Retype verbatim only the lines below, starting at the one that contains "Output the web" and ending at the one that contains "const y = d3.scaleLinear().domain([0, 5]).range([593.3, 16.7]);". Pictures are excluded from the copy.

________

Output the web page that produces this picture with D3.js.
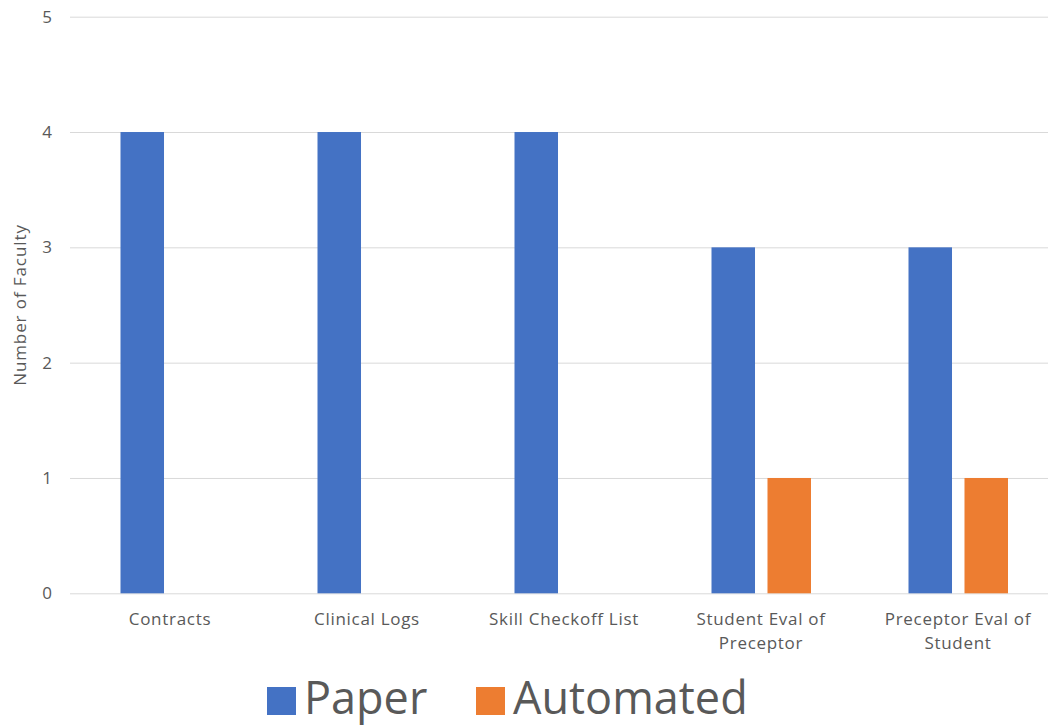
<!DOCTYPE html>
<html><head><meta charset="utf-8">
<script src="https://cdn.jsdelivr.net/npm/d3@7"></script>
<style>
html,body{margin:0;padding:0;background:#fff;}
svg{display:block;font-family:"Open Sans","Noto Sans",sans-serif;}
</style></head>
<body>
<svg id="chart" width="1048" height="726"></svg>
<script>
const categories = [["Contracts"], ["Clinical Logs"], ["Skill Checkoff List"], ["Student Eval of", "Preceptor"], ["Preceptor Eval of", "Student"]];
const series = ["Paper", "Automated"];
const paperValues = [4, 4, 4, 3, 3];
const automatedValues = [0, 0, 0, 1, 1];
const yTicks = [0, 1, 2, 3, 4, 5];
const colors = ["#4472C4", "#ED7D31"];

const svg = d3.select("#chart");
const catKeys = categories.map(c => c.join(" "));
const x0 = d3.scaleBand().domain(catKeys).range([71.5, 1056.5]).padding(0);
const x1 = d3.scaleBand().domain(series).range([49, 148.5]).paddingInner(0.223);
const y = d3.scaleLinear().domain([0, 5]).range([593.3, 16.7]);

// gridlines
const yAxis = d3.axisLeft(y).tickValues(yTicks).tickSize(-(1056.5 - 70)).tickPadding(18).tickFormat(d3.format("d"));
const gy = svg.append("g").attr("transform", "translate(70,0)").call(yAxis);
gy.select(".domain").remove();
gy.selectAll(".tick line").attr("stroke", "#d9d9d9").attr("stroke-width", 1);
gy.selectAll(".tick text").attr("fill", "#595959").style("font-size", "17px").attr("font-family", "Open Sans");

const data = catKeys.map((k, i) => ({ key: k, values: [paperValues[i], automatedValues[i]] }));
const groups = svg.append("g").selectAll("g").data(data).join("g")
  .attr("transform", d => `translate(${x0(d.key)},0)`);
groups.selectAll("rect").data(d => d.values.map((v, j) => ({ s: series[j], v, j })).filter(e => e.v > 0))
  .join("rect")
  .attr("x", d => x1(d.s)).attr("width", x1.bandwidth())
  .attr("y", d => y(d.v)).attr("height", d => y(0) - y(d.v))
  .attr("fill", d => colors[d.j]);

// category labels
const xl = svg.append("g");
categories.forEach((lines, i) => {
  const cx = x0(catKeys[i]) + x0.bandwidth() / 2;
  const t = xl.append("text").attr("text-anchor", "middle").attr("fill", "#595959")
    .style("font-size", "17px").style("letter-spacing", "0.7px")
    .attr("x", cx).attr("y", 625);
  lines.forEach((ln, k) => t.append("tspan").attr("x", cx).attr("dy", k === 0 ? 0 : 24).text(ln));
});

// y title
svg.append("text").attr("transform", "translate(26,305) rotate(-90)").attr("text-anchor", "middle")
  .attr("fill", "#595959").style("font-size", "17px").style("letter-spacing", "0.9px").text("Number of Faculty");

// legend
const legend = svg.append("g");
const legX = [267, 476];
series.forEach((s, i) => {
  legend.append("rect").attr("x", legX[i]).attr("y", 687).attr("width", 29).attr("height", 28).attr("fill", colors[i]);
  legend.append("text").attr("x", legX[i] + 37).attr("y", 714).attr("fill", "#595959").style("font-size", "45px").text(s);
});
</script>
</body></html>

________

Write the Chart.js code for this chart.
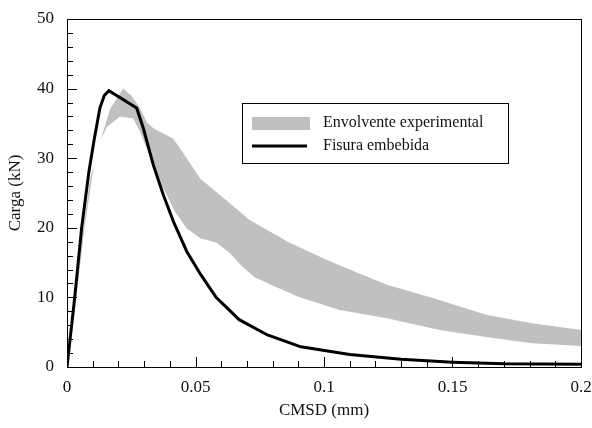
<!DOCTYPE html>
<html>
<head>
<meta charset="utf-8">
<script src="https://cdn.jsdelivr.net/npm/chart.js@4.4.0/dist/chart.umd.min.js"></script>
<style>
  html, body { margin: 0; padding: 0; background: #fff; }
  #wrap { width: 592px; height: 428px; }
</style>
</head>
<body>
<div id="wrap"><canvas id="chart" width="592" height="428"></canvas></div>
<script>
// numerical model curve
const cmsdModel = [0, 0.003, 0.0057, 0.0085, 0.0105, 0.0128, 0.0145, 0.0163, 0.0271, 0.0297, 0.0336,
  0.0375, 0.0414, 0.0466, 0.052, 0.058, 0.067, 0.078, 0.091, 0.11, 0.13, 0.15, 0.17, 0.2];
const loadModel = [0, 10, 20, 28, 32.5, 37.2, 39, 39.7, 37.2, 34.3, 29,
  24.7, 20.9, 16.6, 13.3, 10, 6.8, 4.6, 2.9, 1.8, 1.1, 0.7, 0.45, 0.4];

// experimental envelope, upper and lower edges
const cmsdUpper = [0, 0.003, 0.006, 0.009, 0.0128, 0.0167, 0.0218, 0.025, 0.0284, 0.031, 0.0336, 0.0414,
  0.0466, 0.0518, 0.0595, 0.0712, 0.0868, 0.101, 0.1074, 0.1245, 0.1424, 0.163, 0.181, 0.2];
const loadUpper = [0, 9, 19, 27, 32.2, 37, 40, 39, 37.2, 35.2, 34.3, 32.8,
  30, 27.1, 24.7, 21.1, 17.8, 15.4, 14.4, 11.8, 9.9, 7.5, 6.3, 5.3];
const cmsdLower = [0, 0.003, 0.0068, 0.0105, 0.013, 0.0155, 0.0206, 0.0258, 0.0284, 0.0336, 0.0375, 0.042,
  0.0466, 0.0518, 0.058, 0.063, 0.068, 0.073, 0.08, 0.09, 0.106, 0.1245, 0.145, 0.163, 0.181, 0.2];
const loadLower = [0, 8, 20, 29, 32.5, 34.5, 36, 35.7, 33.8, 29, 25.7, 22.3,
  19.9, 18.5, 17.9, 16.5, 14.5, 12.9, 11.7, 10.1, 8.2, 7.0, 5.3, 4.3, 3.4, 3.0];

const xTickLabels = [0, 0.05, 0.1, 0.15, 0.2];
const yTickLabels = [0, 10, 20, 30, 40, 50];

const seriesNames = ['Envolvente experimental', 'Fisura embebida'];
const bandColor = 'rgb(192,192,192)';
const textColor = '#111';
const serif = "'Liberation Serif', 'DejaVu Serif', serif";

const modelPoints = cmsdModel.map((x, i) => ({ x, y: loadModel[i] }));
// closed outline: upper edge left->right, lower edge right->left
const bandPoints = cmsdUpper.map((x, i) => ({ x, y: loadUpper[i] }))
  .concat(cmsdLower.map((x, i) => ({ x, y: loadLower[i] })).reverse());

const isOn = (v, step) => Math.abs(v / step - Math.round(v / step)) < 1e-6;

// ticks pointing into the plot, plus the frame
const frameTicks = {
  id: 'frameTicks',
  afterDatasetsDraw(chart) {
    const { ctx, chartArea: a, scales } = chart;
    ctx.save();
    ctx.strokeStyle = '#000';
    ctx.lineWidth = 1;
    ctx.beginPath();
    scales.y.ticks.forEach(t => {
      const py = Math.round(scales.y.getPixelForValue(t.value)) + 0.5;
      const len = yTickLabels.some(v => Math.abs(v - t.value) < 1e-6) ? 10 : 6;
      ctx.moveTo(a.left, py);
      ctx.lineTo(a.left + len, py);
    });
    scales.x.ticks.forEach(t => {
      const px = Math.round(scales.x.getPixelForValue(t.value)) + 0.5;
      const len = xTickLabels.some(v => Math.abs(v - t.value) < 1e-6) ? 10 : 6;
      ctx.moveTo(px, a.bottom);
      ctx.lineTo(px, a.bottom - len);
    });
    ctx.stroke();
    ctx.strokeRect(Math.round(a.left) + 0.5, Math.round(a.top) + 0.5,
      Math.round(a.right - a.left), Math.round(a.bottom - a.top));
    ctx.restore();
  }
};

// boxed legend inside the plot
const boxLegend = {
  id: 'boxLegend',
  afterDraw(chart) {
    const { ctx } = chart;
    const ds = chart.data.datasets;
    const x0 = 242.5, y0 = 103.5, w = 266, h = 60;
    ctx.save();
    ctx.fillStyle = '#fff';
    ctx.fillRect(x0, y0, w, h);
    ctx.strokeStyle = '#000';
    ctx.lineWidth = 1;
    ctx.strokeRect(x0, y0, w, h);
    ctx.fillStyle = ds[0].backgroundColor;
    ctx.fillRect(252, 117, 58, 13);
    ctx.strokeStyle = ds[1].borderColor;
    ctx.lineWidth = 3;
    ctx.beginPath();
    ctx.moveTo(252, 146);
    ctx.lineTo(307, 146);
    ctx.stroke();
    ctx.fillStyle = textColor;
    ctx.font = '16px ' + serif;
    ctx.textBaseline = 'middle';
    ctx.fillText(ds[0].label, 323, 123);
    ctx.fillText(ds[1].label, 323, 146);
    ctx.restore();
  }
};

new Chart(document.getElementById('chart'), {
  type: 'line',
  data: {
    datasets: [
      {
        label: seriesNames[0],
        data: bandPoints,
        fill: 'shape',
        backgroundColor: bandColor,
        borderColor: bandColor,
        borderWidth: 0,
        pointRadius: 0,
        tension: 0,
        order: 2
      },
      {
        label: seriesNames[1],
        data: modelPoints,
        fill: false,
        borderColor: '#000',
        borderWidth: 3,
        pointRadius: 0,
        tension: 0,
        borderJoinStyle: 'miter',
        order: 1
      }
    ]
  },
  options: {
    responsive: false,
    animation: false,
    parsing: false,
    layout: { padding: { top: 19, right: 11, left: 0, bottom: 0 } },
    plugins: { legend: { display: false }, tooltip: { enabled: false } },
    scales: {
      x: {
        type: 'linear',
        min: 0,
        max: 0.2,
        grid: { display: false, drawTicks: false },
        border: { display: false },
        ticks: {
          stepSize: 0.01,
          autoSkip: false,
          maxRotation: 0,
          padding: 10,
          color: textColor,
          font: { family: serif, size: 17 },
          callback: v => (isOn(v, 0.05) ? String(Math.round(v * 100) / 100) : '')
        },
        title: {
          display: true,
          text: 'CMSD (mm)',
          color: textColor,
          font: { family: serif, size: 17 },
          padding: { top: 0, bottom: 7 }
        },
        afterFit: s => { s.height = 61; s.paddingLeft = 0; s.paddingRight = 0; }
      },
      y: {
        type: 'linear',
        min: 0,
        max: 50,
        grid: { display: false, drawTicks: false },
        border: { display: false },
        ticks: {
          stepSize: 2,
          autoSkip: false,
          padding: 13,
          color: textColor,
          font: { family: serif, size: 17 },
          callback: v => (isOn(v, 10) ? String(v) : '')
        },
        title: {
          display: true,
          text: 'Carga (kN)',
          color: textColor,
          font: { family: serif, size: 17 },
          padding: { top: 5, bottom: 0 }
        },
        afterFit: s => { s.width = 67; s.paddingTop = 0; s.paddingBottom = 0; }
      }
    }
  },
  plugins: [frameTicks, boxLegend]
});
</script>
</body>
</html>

________

**Written response**
Output the web page that produces this picture with D3.js.
<!DOCTYPE html>
<html><head><meta charset="utf-8">
<script src="https://cdn.jsdelivr.net/npm/d3@7"></script>
<style>
html,body{margin:0;padding:0;background:#fff;}
svg{display:block;font-family:"Open Sans","Noto Sans",sans-serif;}
</style></head>
<body>
<svg id="chart" width="1048" height="726"></svg>
<script>
const categories = [["Contracts"], ["Clinical Logs"], ["Skill Checkoff List"], ["Student Eval of", "Preceptor"], ["Preceptor Eval of", "Student"]];
const series = ["Paper", "Automated"];
const paperValues = [4, 4, 4, 3, 3];
const automatedValues = [0, 0, 0, 1, 1];
const yTicks = [0, 1, 2, 3, 4, 5];
const colors = ["#4472C4", "#ED7D31"];

const svg = d3.select("#chart");
const catKeys = categories.map(c => c.join(" "));
const x0 = d3.scaleBand().domain(catKeys).range([71.5, 1056.5]).padding(0);
const x1 = d3.scaleBand().domain(series).range([49, 148.5]).paddingInner(0.223);
const y = d3.scaleLinear().domain([0, 5]).range([593.3, 16.7]);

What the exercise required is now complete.